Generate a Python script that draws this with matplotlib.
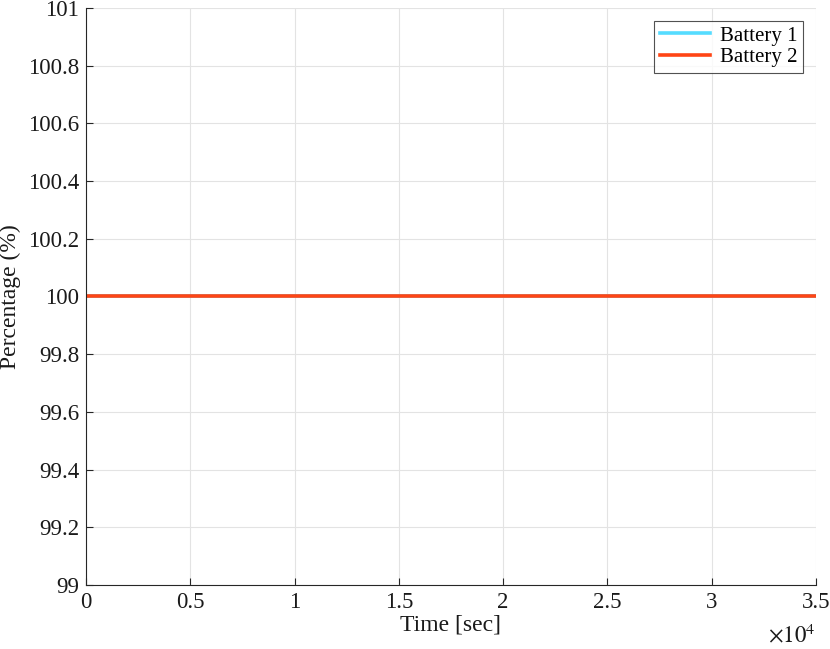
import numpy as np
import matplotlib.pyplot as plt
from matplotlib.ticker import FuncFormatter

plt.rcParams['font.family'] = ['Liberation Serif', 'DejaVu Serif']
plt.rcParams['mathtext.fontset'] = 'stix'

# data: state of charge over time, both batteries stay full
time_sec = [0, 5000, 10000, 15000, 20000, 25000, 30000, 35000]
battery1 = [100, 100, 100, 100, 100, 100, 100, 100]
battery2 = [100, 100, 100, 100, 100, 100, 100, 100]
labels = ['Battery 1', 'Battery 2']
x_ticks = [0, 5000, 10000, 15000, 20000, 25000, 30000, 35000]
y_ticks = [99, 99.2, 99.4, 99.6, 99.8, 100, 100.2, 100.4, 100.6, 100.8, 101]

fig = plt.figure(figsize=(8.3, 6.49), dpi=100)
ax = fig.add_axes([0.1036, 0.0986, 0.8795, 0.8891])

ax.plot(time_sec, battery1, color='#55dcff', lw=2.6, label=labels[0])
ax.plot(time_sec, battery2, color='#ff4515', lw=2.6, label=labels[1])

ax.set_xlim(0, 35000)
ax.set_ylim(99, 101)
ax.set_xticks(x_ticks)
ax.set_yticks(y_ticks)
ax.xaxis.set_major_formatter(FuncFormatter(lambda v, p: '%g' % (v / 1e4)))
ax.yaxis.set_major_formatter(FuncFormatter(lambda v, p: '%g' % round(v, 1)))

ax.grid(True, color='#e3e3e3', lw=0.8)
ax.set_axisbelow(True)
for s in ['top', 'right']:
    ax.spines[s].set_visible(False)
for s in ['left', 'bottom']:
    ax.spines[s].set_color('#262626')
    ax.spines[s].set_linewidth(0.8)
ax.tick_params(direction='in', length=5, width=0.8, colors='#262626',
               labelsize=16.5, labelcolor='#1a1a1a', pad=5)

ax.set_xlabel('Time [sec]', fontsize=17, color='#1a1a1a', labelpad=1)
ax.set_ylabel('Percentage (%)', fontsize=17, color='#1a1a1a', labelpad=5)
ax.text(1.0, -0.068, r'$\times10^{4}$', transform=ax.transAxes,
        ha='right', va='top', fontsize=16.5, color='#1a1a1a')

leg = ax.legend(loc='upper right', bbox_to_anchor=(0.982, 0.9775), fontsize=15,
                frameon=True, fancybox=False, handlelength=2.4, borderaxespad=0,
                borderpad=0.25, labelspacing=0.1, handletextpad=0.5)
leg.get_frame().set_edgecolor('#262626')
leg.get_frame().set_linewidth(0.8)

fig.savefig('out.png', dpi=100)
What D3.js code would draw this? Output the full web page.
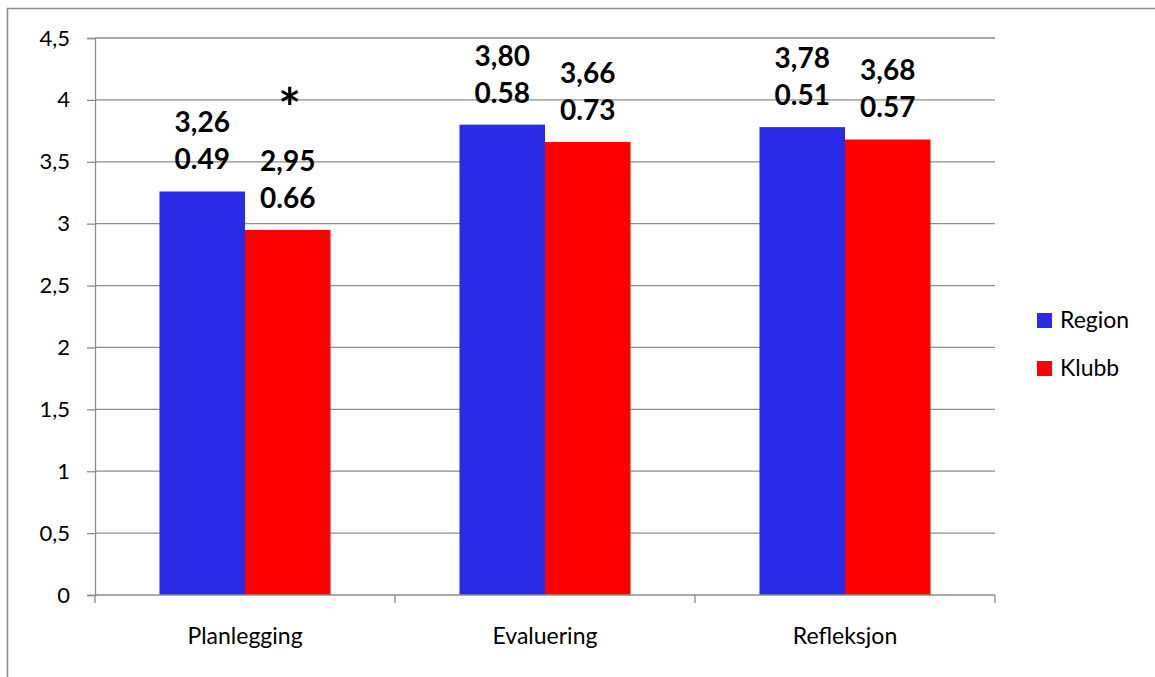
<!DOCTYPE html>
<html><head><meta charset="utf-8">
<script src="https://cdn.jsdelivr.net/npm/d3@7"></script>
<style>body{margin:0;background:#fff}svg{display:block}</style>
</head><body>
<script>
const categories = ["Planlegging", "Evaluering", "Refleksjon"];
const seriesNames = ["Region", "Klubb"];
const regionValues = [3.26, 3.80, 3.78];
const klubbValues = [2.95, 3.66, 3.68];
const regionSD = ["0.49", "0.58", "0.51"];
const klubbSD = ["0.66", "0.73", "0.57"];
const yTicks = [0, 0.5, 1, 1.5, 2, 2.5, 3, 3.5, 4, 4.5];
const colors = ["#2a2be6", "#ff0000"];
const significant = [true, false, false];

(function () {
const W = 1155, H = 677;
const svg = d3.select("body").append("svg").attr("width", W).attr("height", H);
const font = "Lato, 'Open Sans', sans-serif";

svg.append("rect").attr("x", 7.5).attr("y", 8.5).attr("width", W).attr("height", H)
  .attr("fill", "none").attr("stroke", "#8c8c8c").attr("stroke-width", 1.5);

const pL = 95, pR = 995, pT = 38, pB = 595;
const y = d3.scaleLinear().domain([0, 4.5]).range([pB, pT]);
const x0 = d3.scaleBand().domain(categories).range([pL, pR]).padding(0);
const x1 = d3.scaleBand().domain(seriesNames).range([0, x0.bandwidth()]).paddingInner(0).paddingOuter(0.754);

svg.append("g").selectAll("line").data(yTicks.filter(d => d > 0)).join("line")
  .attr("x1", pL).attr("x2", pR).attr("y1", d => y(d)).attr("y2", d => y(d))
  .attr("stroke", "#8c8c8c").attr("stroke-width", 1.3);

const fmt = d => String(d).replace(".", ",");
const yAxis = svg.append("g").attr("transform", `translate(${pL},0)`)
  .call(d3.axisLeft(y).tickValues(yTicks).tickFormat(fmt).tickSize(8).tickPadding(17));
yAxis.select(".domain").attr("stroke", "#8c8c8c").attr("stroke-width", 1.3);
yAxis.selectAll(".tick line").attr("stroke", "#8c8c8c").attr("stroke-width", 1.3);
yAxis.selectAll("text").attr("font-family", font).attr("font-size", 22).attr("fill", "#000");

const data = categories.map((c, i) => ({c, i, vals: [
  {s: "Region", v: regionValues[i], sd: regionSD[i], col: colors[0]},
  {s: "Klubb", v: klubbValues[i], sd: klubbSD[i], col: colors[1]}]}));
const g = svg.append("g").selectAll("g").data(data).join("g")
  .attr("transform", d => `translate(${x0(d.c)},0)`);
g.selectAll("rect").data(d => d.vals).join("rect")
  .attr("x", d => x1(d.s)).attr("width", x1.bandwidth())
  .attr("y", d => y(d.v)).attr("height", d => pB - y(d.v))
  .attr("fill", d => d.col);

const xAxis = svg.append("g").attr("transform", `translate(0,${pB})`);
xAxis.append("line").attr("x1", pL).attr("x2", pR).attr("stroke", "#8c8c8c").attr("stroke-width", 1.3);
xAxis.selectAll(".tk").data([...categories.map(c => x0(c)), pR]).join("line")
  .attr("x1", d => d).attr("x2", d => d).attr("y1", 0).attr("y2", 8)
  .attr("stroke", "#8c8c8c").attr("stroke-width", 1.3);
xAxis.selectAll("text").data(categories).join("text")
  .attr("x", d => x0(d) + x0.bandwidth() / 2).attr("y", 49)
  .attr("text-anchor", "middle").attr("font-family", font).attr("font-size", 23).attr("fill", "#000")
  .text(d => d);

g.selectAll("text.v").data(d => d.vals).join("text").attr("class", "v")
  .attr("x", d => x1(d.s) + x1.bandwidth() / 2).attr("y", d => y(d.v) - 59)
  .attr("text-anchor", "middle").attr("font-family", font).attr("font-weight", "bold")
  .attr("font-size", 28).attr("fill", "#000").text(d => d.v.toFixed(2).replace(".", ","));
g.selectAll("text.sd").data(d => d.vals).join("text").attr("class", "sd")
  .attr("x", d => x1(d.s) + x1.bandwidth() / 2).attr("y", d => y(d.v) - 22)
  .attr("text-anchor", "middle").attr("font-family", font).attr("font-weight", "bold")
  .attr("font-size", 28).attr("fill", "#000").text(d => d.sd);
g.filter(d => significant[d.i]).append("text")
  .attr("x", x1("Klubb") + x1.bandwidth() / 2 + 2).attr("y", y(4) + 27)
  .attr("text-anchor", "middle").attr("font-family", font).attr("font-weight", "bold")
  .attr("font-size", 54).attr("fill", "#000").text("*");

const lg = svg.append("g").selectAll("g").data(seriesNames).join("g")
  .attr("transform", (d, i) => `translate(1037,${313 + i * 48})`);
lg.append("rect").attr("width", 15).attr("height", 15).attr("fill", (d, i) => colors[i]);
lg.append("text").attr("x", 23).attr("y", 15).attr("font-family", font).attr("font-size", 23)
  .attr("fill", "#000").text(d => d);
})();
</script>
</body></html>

--

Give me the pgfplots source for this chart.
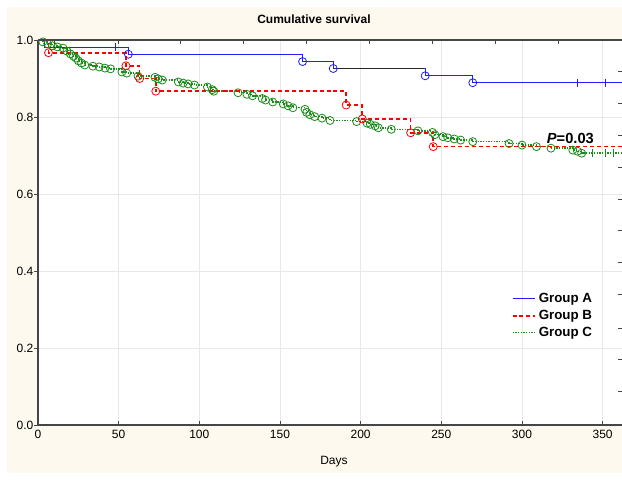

**YOUR INSTRUCTIONS:**
Scan the material above for the word "matplotlib". Copy each line where it occurs.

**ANSWER:**
Generate a Python script that draws this with matplotlib.
import matplotlib.pyplot as plt
from matplotlib.ticker import FuncFormatter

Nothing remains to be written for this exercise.